> What is asked
Locate the line that contains "Emit a Python" and the line that contains "plt.rcParams['font.family'] = ['Liberation". Copy both of them exactly, together with every line between them, and no others.

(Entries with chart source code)

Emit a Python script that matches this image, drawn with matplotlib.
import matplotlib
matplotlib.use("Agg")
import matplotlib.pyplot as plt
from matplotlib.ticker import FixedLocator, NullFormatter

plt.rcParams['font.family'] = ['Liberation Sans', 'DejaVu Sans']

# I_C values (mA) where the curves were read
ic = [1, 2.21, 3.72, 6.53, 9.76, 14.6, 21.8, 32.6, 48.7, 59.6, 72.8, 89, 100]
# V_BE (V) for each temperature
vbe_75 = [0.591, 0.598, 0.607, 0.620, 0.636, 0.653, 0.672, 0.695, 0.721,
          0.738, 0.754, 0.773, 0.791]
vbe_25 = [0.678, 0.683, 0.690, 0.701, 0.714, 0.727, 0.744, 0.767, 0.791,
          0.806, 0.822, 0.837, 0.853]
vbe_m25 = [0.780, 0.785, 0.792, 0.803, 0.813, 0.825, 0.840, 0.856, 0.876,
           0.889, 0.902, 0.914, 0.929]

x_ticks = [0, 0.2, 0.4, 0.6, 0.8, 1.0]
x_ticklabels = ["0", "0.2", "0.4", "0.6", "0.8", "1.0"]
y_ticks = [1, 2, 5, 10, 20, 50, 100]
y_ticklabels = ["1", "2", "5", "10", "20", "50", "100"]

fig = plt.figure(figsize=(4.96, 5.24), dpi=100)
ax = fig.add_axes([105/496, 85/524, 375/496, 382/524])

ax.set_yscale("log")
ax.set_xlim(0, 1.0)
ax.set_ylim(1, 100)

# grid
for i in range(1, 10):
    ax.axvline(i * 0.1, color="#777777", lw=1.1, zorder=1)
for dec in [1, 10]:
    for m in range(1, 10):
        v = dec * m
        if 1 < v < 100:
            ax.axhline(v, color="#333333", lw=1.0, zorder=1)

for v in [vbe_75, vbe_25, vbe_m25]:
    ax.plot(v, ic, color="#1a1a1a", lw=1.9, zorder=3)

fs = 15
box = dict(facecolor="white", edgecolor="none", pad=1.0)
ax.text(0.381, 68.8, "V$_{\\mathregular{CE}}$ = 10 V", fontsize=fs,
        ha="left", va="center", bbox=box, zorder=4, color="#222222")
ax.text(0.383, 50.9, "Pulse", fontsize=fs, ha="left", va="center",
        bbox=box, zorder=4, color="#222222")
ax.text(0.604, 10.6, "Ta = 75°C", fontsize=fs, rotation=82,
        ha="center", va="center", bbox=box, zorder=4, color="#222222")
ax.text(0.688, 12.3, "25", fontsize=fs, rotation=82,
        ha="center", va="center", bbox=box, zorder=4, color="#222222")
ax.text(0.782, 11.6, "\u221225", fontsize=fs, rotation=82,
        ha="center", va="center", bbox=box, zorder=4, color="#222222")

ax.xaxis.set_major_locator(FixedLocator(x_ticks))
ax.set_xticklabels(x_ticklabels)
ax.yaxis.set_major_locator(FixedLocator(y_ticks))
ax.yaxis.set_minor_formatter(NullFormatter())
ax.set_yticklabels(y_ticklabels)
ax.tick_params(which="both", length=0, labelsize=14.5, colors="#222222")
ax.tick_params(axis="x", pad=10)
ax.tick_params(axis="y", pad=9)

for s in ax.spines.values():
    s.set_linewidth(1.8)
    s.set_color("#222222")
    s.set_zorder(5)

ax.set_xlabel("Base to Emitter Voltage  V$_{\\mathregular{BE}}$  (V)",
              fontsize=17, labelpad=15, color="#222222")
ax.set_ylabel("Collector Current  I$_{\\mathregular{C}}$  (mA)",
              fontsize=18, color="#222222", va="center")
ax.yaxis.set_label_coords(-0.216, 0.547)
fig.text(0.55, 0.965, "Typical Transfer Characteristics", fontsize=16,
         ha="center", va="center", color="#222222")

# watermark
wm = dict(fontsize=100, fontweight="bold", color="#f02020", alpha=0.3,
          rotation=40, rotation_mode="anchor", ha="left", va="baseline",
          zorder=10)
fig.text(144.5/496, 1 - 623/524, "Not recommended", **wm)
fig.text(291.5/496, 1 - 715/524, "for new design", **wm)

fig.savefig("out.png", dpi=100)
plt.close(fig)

---

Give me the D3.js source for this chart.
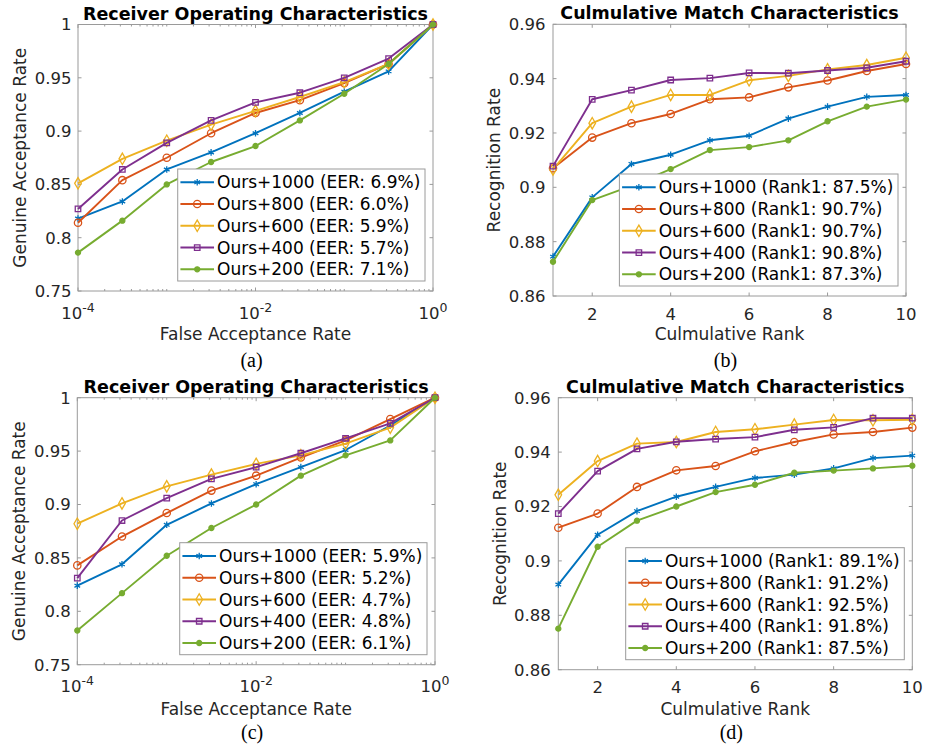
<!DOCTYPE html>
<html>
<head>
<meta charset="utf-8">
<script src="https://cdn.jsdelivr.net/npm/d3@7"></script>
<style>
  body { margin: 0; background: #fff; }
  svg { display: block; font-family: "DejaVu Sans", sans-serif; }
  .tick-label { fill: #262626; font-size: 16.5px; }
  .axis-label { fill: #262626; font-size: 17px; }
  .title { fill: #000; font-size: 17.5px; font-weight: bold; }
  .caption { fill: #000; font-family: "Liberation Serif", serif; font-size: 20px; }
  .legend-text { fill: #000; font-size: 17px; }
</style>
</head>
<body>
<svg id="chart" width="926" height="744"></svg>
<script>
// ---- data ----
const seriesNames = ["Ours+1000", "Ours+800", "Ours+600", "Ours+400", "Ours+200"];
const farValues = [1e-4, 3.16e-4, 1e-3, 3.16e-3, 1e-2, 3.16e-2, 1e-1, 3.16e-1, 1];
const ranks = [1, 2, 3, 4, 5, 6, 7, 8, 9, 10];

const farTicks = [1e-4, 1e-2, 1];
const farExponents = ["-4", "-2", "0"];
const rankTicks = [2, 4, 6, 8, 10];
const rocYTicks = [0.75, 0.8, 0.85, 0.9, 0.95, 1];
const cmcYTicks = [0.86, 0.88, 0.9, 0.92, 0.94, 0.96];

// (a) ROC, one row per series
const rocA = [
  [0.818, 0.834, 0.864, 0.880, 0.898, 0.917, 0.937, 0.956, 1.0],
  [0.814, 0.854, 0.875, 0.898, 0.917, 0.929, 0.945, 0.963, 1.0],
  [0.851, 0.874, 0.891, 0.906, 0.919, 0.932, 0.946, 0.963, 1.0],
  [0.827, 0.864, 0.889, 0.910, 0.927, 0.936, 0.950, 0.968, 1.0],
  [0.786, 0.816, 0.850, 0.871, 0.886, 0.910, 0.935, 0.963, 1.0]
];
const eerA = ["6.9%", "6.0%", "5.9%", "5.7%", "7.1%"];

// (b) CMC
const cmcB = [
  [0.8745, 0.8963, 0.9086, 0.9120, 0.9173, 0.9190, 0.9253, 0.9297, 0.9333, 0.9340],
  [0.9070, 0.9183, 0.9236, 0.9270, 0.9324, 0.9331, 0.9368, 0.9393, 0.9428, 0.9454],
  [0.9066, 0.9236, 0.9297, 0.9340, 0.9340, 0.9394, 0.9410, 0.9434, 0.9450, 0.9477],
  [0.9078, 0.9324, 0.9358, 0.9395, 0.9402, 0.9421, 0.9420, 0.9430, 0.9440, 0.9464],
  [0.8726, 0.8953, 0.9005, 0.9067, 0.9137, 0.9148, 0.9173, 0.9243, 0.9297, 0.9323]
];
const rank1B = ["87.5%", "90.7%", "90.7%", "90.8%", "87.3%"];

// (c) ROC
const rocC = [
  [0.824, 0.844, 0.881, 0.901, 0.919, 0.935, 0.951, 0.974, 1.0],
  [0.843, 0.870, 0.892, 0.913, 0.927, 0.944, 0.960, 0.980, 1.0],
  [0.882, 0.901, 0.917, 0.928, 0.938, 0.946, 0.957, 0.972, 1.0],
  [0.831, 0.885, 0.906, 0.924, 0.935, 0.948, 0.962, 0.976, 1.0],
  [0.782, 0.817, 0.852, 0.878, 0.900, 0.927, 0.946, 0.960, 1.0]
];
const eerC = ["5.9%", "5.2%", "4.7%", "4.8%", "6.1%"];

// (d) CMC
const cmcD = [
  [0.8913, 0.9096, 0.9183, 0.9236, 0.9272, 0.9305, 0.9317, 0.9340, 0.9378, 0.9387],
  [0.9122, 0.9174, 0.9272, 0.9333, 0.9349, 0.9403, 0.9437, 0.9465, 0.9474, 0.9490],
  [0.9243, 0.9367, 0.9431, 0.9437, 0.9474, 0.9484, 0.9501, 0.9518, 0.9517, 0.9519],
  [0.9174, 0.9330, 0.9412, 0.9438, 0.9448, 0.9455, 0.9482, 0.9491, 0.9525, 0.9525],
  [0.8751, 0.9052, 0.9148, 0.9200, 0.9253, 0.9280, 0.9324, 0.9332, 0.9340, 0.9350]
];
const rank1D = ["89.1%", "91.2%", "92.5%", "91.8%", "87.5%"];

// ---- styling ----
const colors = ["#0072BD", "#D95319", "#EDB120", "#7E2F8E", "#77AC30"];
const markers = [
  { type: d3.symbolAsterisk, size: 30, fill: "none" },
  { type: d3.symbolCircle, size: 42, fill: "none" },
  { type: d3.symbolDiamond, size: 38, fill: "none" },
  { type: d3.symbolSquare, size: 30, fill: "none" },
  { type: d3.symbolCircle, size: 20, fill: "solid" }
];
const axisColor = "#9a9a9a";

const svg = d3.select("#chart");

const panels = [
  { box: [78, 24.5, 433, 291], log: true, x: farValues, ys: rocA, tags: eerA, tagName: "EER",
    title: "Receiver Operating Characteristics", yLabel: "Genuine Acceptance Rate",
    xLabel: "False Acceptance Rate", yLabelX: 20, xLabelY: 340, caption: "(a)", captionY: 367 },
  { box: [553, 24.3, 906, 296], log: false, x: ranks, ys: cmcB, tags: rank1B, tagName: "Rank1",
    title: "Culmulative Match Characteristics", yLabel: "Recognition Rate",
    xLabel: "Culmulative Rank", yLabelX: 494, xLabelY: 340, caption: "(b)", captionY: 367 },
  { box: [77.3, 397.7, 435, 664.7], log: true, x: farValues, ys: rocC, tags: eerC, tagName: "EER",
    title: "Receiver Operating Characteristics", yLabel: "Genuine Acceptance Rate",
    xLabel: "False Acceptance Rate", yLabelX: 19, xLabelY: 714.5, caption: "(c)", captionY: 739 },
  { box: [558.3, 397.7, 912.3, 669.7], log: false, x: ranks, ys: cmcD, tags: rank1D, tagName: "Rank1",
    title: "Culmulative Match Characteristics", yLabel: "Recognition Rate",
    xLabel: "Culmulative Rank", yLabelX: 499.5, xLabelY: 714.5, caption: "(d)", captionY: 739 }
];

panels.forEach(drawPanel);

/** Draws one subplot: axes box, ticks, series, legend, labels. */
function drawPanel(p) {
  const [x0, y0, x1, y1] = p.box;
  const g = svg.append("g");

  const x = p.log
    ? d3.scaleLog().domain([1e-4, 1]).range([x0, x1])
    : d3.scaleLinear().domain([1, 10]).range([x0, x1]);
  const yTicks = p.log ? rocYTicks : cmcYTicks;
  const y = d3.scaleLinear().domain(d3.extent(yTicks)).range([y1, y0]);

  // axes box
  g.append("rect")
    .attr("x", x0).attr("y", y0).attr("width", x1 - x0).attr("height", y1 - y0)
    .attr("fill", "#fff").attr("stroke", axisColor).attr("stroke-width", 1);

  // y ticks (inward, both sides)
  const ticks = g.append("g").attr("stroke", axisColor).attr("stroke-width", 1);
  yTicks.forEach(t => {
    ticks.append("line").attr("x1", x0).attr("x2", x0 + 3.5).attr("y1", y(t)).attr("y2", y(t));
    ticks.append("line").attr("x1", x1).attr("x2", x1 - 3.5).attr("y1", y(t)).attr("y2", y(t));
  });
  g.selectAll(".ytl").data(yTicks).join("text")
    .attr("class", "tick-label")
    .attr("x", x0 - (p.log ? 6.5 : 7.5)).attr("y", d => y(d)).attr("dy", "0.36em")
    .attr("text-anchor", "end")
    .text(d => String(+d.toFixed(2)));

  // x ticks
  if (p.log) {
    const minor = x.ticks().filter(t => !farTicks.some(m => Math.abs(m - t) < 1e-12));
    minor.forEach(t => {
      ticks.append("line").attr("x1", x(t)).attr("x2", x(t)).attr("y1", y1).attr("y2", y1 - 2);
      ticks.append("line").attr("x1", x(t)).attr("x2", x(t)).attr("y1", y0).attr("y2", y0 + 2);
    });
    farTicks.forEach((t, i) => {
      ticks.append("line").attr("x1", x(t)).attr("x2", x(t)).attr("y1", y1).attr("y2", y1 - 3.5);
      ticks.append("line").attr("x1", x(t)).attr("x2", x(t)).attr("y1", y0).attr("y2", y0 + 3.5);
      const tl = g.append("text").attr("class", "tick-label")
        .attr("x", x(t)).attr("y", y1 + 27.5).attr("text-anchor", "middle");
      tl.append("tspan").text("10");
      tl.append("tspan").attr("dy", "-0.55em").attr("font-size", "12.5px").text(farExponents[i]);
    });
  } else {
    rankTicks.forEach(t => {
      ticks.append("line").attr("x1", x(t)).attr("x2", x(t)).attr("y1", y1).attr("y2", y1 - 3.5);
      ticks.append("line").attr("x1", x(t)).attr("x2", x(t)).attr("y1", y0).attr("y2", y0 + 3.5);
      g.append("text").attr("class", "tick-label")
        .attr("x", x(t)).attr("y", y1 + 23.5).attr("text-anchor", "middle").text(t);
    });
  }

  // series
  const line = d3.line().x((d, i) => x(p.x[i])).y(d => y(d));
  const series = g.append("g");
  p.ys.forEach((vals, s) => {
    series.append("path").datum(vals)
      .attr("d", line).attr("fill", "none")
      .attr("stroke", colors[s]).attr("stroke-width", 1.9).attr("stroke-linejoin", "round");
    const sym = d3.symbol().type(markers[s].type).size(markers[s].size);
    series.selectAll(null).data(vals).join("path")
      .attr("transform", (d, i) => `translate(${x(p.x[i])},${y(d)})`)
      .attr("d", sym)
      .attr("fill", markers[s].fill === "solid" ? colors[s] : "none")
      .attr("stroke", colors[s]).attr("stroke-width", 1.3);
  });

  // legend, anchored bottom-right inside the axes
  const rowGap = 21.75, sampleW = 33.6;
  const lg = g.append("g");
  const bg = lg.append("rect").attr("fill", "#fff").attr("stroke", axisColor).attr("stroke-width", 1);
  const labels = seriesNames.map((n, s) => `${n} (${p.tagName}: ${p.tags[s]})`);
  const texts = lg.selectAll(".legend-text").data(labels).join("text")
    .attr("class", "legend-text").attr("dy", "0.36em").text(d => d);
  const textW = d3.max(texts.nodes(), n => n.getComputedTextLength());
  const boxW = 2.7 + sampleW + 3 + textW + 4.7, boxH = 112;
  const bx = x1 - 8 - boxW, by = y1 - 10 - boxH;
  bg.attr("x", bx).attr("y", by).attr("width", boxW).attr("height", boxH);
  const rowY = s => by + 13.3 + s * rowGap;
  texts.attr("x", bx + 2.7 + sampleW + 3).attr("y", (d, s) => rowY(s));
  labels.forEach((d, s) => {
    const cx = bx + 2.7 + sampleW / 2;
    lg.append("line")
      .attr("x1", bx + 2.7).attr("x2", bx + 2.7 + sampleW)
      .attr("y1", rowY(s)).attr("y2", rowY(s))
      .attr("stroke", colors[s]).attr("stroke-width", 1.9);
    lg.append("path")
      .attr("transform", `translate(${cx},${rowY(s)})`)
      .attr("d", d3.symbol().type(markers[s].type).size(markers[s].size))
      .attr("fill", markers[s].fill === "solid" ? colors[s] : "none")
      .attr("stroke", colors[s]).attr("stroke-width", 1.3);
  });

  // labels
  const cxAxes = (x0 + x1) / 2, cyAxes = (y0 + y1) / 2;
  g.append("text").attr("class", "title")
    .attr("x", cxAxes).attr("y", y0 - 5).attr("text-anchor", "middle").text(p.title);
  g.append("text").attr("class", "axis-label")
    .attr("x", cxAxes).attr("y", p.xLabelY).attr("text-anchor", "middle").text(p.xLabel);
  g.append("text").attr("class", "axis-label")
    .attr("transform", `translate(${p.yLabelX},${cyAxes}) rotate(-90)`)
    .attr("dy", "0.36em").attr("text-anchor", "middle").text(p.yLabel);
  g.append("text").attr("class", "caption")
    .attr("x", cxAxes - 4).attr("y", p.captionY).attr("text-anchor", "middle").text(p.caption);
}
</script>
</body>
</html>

> Response
Emit a Python script that matches this image, drawn with matplotlib.
import matplotlib
matplotlib.use("Agg")
import matplotlib.pyplot as plt
from matplotlib.ticker import FixedLocator, NullFormatter

plt.rcParams['font.family'] = ['Liberation Sans', 'DejaVu Sans']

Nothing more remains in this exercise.